The top-secret report said the aim of the effort was “almost certainly . . . to make an example of this MP and deter others from taking anti-PRC positions.”

An unnamed national security source told the newspaper Chong was the lawmaker and Zhao was the Chinese officer involved in the effort.

Chong on Monday said that it shouldn’t have taken so long for the government to boot Zhao.

“We have known for years that the PRC is using its accredited diplomats here in Canada to target Canadians and their families,” he told reporters in Ottawa, adding, “This should have happened years ago.”

Trudeau has maintained that he learned of the effort to intimidate Chong from the Globe and Mail story. He said last week that the Canadian Security Intelligence Service (CSIS) hadn’t shared the report outside of the agency because it wasn’t a “significant enough concern.”

Chong told Parliament that he was advised by Trudeau’s national security and intelligence adviser that CSIS had shared the report with her predecessor and “relevant departments,” but not with the prime minister.

Trudeau said he would compel the spy agency to share such information with him in the future.

“Moving forward, any threat – whether it’s serious or credible or not – to a member of Parliament, or their family, particularly from foreign sources, needs to be elevated to higher levels that it was,” he told reporters last week.

Details of the alleged threats against Chong and his relatives follow recent stories in local media about apparent efforts by China to interfere in Canadian affairs, including the 2021 federal election.

The reports, citing leaked intelligence documents, allege that China wanted to ensure that Trudeau’s Liberals were reelected with a minority government – an outcome that analysts have said would be difficult to orchestrate.

The Royal Canadian Mounted Police is investigating the source of the leaks.

Canadian intelligence agencies have long said China is one of many countries seeking to interfere in Canadian elections.
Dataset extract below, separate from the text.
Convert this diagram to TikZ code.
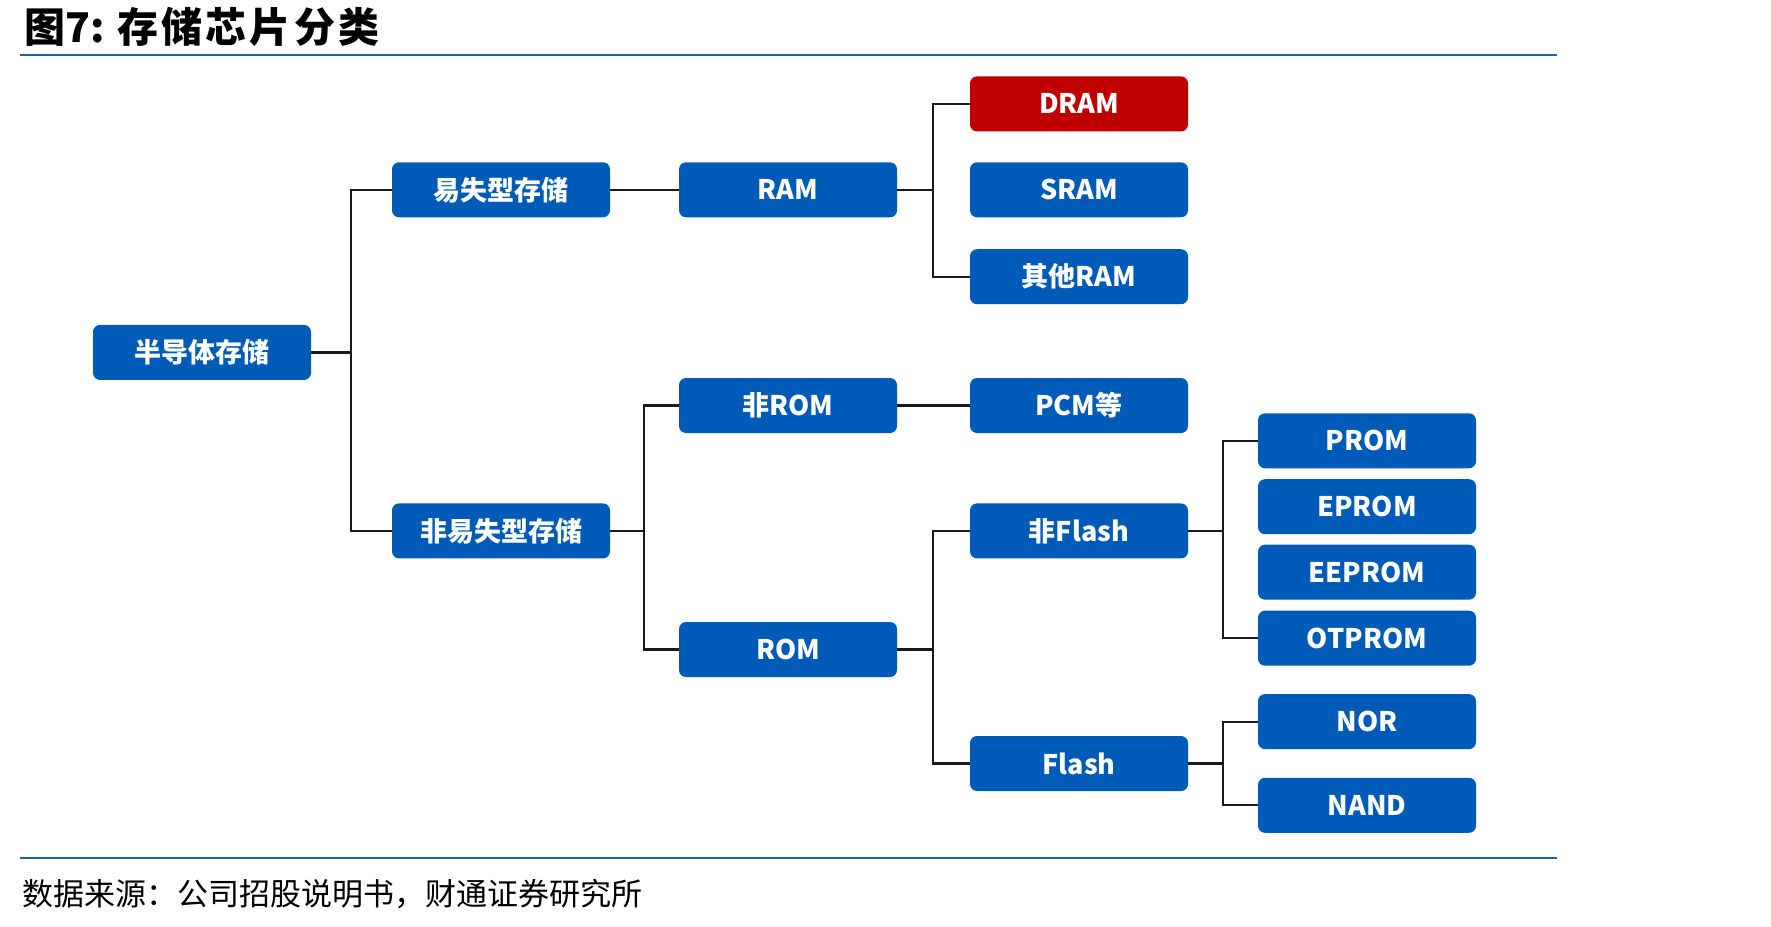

A panel of civil servants reported this year that there was no evidence that the results of the past two federal elections were affected by foreign interference.

Trudeau, who came to power pledging closer ties with China, has been under pressure to take a more aggressive stance against Beijing. He has tasked a “special rapporteur” with advising him later this month whether a public inquiry into the alleged Chinese interference is necessary.

Ties between Canada and China plunged into a deep freeze in 2018 after China detained two Canadians – former diplomat Michael Kovrig and businessman Michael Spavor – in apparent retaliation for Canada’s detention of Meng, the Huawei executive who was wanted in the United States on fraud charges.

Meng returned to China in 2021 after she reached a deal with U.S. prosecutors. She was under house arrest in one of her two mansions in Vancouver. Hours later, the “two Michaels,” as they were known in Canada, were on their way home, too.

Kovrig and Spavor had been held in separate Chinese prisons on vague charges of espionage and stealing state secrets, allegations for which China never provided evidence. They were tried in secret trials and permitted only a handful of calls with their families during their years-long detentions.